De nombreux analystes considèrent ces accords comme un anachronisme financier, soulignant le fait qu’ils permettent à la France de contrôler de manière débridée la politique monétaire de 14 États souverains. En déposant de telles proportions énormes de leurs réserves de change sur un compte géré au nom de la France, les pays membres ne peuvent pas utiliser de telles ressources comme garantie pour obtenir du crédit.
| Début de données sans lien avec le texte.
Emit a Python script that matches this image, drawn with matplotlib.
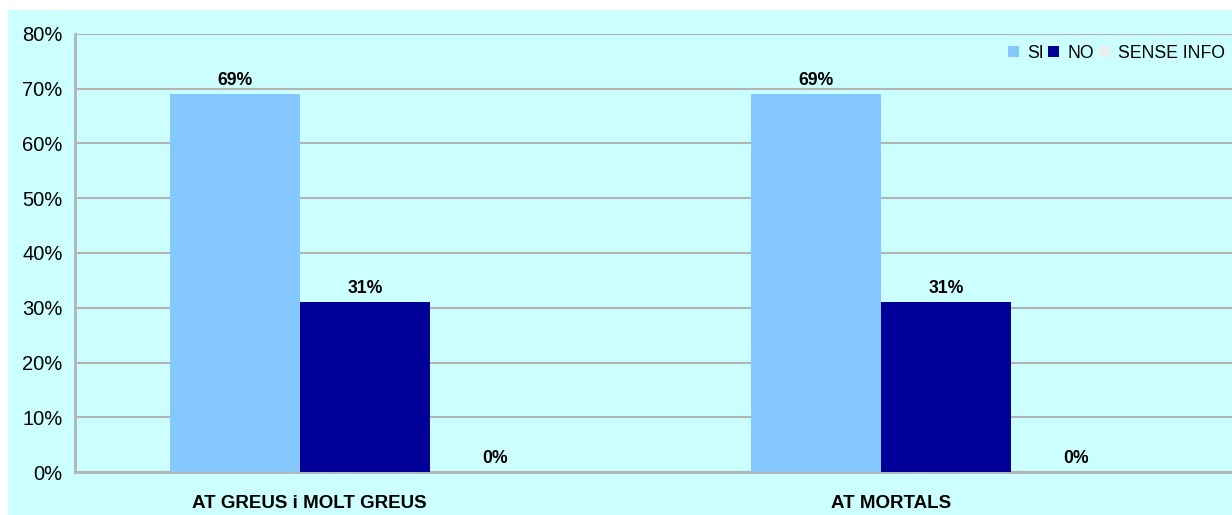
import matplotlib.pyplot as plt
import matplotlib.patches as mpatches
import numpy as np

plt.rcParams['font.family'] = ['Liberation Sans', 'DejaVu Sans']

# --- data
categories = ['AT GREUS i MOLT GREUS', 'AT MORTALS']
series = ['SI', 'NO', 'SENSE INFO']
si_vals = [69, 69]
no_vals = [31, 31]
sense_info_vals = [0, 0]
colors = ['#85C8FF', '#000099', '#EDEDED']
yticks = [0, 10, 20, 30, 40, 50, 60, 70, 80]

bg = '#CCFFFF'
grid_col = '#B4B4B4'

fig = plt.figure(figsize=(12.32, 5.15), dpi=100, facecolor='white')
# cyan chart area (white margin on top and left)
fig.patches.append(mpatches.Rectangle((8/1232, -0.01), 1.0, 1.01-10/515,
                                      transform=fig.transFigure,
                                      facecolor=bg, edgecolor='none', zorder=-5))

ax = fig.add_axes([75/1232, 43/515, 1-75/1232, 438/515])
ax.set_facecolor(bg)

x = np.arange(len(categories))
w = 0.2237
vals = [si_vals, no_vals, sense_info_vals]
for i, (name, v, c) in enumerate(zip(series, vals, colors)):
   xs = x + (i-1)*w
   ax.bar(xs, v, width=w, color=c, label=name, zorder=3, linewidth=0)
   for xx, vv in zip(xs, v):
      ax.text(xx, vv+2.5, '%d%%' % vv, ha='center', va='center',
              fontsize=12.7, fontweight='bold', zorder=4)

ax.set_ylim(0, 80)
ax.set_xlim(-0.499, 1.492)
ax.set_yticks(yticks)
ax.set_yticklabels(['%d%%' % t for t in yticks], fontsize=14.5)
ax.tick_params(axis='y', length=0, pad=9)
ax.set_xticks([])
ax.yaxis.grid(True, color=grid_col, linewidth=1.5, zorder=1)

for s in ['top', 'right']:
   ax.spines[s].set_visible(False)
for s in ['left', 'bottom']:
   ax.spines[s].set_color(grid_col)
   ax.spines[s].set_linewidth(2)
   ax.spines[s].set_zorder(2)

# category labels sit slightly left of the bar groups
for xx, lab in zip(x, categories):
   ax.text(xx-0.095, -5.7, lab, ha='center', va='center',
           fontsize=13.5, fontweight='bold', clip_on=False)

leg = fig.legend(loc='center right', bbox_to_anchor=(1225/1232, 1-53/515),
                 ncol=3, frameon=False, fontsize=12.7, borderpad=0,
                 borderaxespad=0, handlelength=0.63, handleheight=0.63,
                 handletextpad=0.45, columnspacing=0.28)

plt.savefig('out.png', dpi=100, facecolor='white')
En outre, avec des représentants français au conseil des deux banques centrales CFA, ces conseils reposent sur l'approbation française des outils de base de la politique monétaire, tels que la détermination des taux d'intérêt ou le contrôle de la masse monétaire; abandonnant ainsi la gestion de leurs monnaies et, par ce biais, leur économie en grande partie aux mains des Français.

Sujet tabou soulevé seulement par une poignée d’intellectuels et de politiciens africains, le débat sur le franc CFA commence à faire l’objet d’un débat quotidien et à attirer l’attention des militants. Un mouvement social se développe pour exiger le retrait conjoint des nations africaines du franc CFA. Les mobilisations ont varié en taille selon les pays, réunissent des intellectuels, des activistes panafricanistes et anti-mondialisation, etc. SOS Pan-Africa a depuis lancé un appel symbolique aux Africains pour qu'ils boycottent les produits français.

Avec la fin du franc CFA, l’Afrique aura fini de forcer la décolonisation.